I have been experimenting with Canva and had lots of fun creating a concept map for this project (shown below). I am obviously not an expert, but I think it looks pretty good considering how new I am to graphic design! I am starting to see that there are lots of ways to use graphic design in my future teaching practice.

Canva also allows users to be collaborative on projects. For example, if Maeve, Liv and I wanted to work on a graphic design project together, I could just invite them to view my designs, edit, and share their designs. Last semester, we had to make a flyer for one of our classes. My group ended up making it on Microsoft Word and then emailing each other a draft with every small change that we made. If we knew about Canva, our lives would have been so much simpler.

Graphic Design Starting Point

For our tech inquiry project, the three of us (Olivia, Maeve, Julia) decided to learn about graphic design. Throughout our daily lives, we are constantly exposed to graphic design through digital and social media and in our everyday tasks. As young professionals starting out in the education world, being proficient in graphic design will be an asset to our classrooms and school communities.

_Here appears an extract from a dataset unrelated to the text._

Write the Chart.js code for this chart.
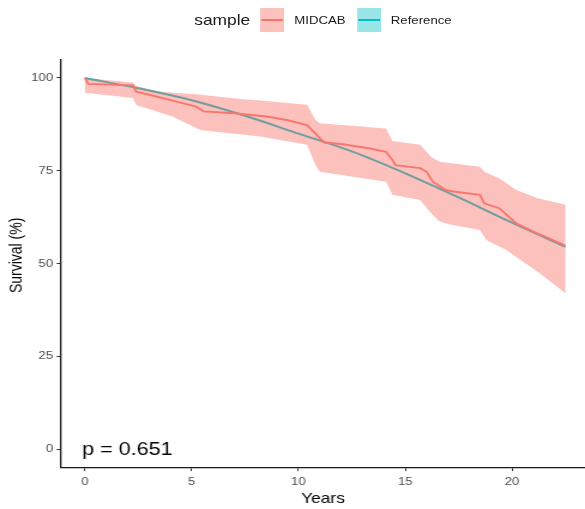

As a starting point, none of really know much of anything about graphic design. We are aware that it is generally a combination of words and images that make up some sort of advertisement or logo, etc. We are not certain about how to do graphic design. We recognize that there are several outlets that we can use to create our own graphics but we are unaware of the differences between the outlets and which one is best suited to our needs.

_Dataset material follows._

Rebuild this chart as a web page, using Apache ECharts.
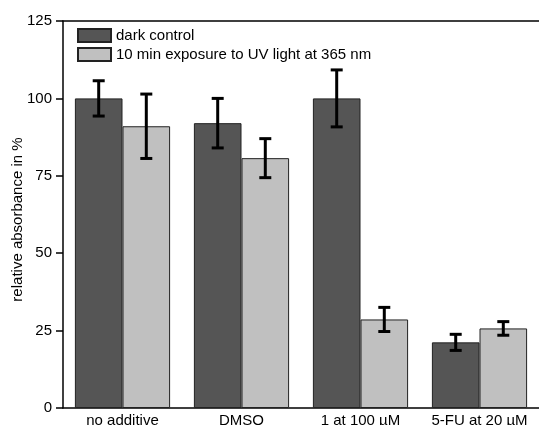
<!DOCTYPE html>
<html><head><meta charset="utf-8">
<script src="https://cdn.jsdelivr.net/npm/echarts@6/dist/echarts.min.js"></script>
<style>html,body{margin:0;padding:0;background:#fff}#c{width:539px;height:425px}</style>
</head><body><div id="c"></div>
<script>
const categories = ['no additive', 'DMSO', '1 at 100 µM', '5-FU at 20 µM'];
const seriesNames = ['dark control', '10 min exposure to UV light at 365 nm'];
const darkValues = [100, 92, 100, 21.2];
const darkErrors = [5.7, 8, 9.2, 2.6];
const lightValues = [91, 80.7, 28.6, 25.7];
const lightErrors = [10.4, 6.3, 3.9, 2.2];
const yTicks = [0, 25, 50, 75, 100, 125];

const chart = echarts.init(document.getElementById('c'));
const font = 'Liberation Sans, Arial, sans-serif';

function errSeries(vals, errs, idx) {
  return {
    type: 'custom',
    z: 10,
    data: vals.map((v, i) => [i, v - errs[i], v + errs[i]]),
    renderItem: function (params, api) {
      const lo = api.coord([api.value(0), api.value(1)]);
      const hi = api.coord([api.value(0), api.value(2)]);
      const bw = api.size([1, 0])[0];
      const barW = bw * 0.8 / 2;
      const x = lo[0] + (idx === 0 ? -barW / 2 : barW / 2);
      const cap = 6;
      const st = { stroke: '#000', lineWidth: 3 };
      return { type: 'group', children: [
        { type: 'line', shape: { x1: x, y1: lo[1], x2: x, y2: hi[1] }, style: st },
        { type: 'line', shape: { x1: x - cap, y1: hi[1], x2: x + cap, y2: hi[1] }, style: st },
        { type: 'line', shape: { x1: x - cap, y1: lo[1], x2: x + cap, y2: lo[1] }, style: st }
      ]};
    }
  };
}

chart.setOption({
  animation: false,
  backgroundColor: '#fff',
  grid: { left: 63, right: 0, top: 21, bottom: 17, containLabel: false, outerBoundsMode: 'none' },
  legend: {
    left: 72, top: 23, orient: 'vertical', itemWidth: 33, itemHeight: 13, itemGap: 4,
    icon: 'rect', textStyle: { fontFamily: font, fontSize: 15, color: '#000' },
    data: seriesNames
  },
  xAxis: [{
    type: 'category', data: categories,
    axisLine: { lineStyle: { color: '#000', width: 1.5 } },
    axisTick: { show: false },
    axisLabel: { fontFamily: font, fontSize: 15, color: '#000', margin: 5, interval: 0 }
  }, {
    type: 'category', position: 'top', data: categories,
    axisLine: { lineStyle: { color: '#000', width: 1.5 } },
    axisTick: { show: false }, axisLabel: { show: false }
  }],
  yAxis: {
    type: 'value', min: yTicks[0], max: yTicks[yTicks.length - 1], interval: 25,
    name: 'relative absorbance in %', nameLocation: 'middle', nameGap: 38, nameMoveOverlap: false,
    nameTextStyle: { fontFamily: font, fontSize: 15, color: '#000', padding: [0, 10, 0, 0] },
    axisLine: { show: true, lineStyle: { color: '#000', width: 1.5 } },
    axisTick: { show: true, inside: false, length: 7, lineStyle: { color: '#000', width: 1.5 } },
    axisLabel: { fontFamily: font, fontSize: 15, color: '#000', margin: 11 },
    splitLine: { show: false }
  },
  series: [{
    name: seriesNames[0], type: 'bar', data: darkValues, barGap: '0%', barCategoryGap: '20%',
    itemStyle: { color: '#555555', borderColor: '#222', borderWidth: 1 }
  }, {
    name: seriesNames[1], type: 'bar', data: lightValues,
    itemStyle: { color: '#c0c0c0', borderColor: '#222', borderWidth: 1 }
  }, errSeries(darkValues, darkErrors, 0), errSeries(lightValues, lightErrors, 1)]
});
</script></body></html>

To begin, we watched several videos about graphic design (like the one below) on Youtube. From there, we were able to learn several of the fundamental ideas about graphic design such as line, shape, and balance.

Our goals moving forward are individually different, but as a whole, we would like to further our knowledge and attempt some graphic designing. So far, one of us has used Adobe Spark  (which was free and easy to find) to create very small graphics. The website took some time to sort out and we are still learning what we can actually do with the site. We would like to explore the graphic design world a bit more and explore what kinds of things we would like to learn. We are in a state right now of almost not even knowing what we don’t know so we would like to delve further into this concept that is relatively new to us.

We’d like to experiment with different websites to try graphic design and hopefully, find ones that either doesn’t cost anything or that we can begin with a free trial. Once we become more adept, we will decide on our favourites and how they compare to others.

Open Inquiry Blog Post #5

I have officially been learning Italian for 3 weeks now! I am getting more and more comfortable with the language and am actually quite proud of my progress.

I had every intention of following through with my plan to experiment with the time of day at which I do my lessons, but I will confess that I have not stayed true to my plan. However, tomorrow I will start doing my lessons before bed, as suggested by the article that I read last week.

I saw my Nona this past week and made an effort to speak Italian with her, as I think my conversation skills are lacking. She does not speak true Italian very often; usually when she talked to relatives on the phone she speaks Calabrese, so I could tell it was a challenge for her to shift to formal Italian. Although we did not speak Italian together for long, I think that it was a valuable experience. My accent definitely needs work. I have an issue speaking in a fluid and natural way and, as a result, I sound pretty choppy. I think that this issue will resolve in time and with practice.

As a creature of habit, I have been enjoying my Duolingo Italian lessons every day. However, as I have mentioned in previous posts, Duolingo alone will not help me achieve a high level of fluency. I have been researching other supplementary methods and came across a useful article. One of the methods suggested in the article was the Michel Thomas audio lessons. My older brother used these when he was learning Italian and found them quite helpful, so I think I should try them out too.

PSII Visit Reflection

Today our EDCI 336 class had the pleasure of visiting the Pacific School of Innovation and Inquiry (website is linked below). PSII, as the name suggests, focuses on individualized learning through inquiry. Each student has an individual learning plan that is based off of their own passions and interests.

The new BC curriculum emphasizes the importance of inquiry based learning. Because I was educated in a traditional school, my experience with inquiry based learning is limited. I am interested in learning about tools that can help me facilitate inquiry with my future students. PSII uses Trello to organize students’ inquiry projects and E-Portfolios as a place to save all of their work over the course of the year. PSII offers one on one sessions, group sessions, individual work time, and group work time, depending on each learners’ needs. They have a variety of different work spaces to accommodate all of the different needs of learners. During my visit, I spent a fair amount of time in the well equipped music room talking to one student. This student kindly took the time to describe his experience at PSII. Overall, it was quite positive. He said that he has learned a lot and that when he took a political science class at UVic last semester it was “pretty easy”. He was eloquent and clearly has a good sense of self. He not only answered our questions, but asked all of us questions about our lives too. One thing I was interested to know was approximately how much time an average learner at PSII spends per day. He answered honestly, saying that he looked at one screen or another for most of the day. This results in most PSII students being exceptionally adept with technology. Although that is positive in many ways, I do worry about the long term effects on learners that extended screen time may have. I also asked this student about his daily physical activity. Being active is a profoundly important part of my life, so I was curious about whether the school emphasized its importance. He said that he goes to the YMCA to exercise two days per week. The BC curriculum requires that students get a minimum of 150 minutes of exercise per week (which may translate to 30 minutes per school day). To me, it sounds like many of these students reach the bare minimum requirement, which is not ideal. Having said that, reaching the daily physical activity requirement is also an issue for many kids who attend traditional schools.

I was amazed to hear what the PSII learners are doing at a young age. There are kids designing clothing lines, makeup lines, curating art shows, starting up businesses, and many other ambitious projects. Overall, I think that PSII is a fantastic school and I feel very fortunate to have had the opportunity to visit.